■ Data shown
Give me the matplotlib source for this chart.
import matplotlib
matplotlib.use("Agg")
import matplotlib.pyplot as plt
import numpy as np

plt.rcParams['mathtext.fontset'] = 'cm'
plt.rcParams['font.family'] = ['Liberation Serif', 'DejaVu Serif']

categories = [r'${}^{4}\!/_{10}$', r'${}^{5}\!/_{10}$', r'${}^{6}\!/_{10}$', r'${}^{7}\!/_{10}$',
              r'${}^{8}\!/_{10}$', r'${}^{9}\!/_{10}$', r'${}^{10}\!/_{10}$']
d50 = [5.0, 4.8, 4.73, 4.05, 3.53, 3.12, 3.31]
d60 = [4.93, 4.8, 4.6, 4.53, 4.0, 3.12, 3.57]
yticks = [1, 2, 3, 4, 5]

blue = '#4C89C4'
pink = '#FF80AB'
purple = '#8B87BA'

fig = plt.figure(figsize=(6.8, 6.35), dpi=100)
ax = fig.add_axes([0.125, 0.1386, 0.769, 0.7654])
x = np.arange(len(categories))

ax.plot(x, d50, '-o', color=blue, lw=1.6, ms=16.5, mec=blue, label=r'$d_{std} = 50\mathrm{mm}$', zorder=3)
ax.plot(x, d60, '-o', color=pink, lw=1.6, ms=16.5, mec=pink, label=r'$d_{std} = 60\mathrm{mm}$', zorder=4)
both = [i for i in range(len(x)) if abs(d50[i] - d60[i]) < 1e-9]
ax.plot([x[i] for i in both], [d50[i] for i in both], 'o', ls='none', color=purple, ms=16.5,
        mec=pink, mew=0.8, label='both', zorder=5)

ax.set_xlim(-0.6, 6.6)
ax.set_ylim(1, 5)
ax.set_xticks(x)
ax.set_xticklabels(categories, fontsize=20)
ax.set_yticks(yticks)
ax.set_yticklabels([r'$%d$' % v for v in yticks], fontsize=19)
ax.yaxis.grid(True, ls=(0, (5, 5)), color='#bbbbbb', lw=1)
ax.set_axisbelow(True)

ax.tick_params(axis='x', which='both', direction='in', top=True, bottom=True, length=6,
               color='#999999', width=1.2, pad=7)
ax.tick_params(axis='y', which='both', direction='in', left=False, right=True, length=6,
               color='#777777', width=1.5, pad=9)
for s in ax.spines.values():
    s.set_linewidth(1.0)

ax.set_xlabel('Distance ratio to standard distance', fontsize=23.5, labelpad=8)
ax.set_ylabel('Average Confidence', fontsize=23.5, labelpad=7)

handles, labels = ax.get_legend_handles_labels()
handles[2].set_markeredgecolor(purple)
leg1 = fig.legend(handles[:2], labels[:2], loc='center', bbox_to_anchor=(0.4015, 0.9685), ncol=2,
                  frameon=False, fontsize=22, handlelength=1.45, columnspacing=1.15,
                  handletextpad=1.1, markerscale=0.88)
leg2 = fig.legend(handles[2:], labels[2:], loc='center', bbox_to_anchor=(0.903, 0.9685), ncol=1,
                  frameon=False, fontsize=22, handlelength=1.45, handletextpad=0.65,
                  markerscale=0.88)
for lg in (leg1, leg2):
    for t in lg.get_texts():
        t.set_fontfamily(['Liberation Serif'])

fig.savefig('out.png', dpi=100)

■ Challenge
Reproduce, please, the lines of the material from its first line down to the line containing "plt.rcParams['font.family'] = ['Liberation", keeping both ends and nothing beyond them.

■ Result of the task
Give me the matplotlib source for this chart.
import matplotlib
matplotlib.use("Agg")
import matplotlib.pyplot as plt
import numpy as np

plt.rcParams['mathtext.fontset'] = 'cm'
plt.rcParams['font.family'] = ['Liberation Serif', 'DejaVu Serif']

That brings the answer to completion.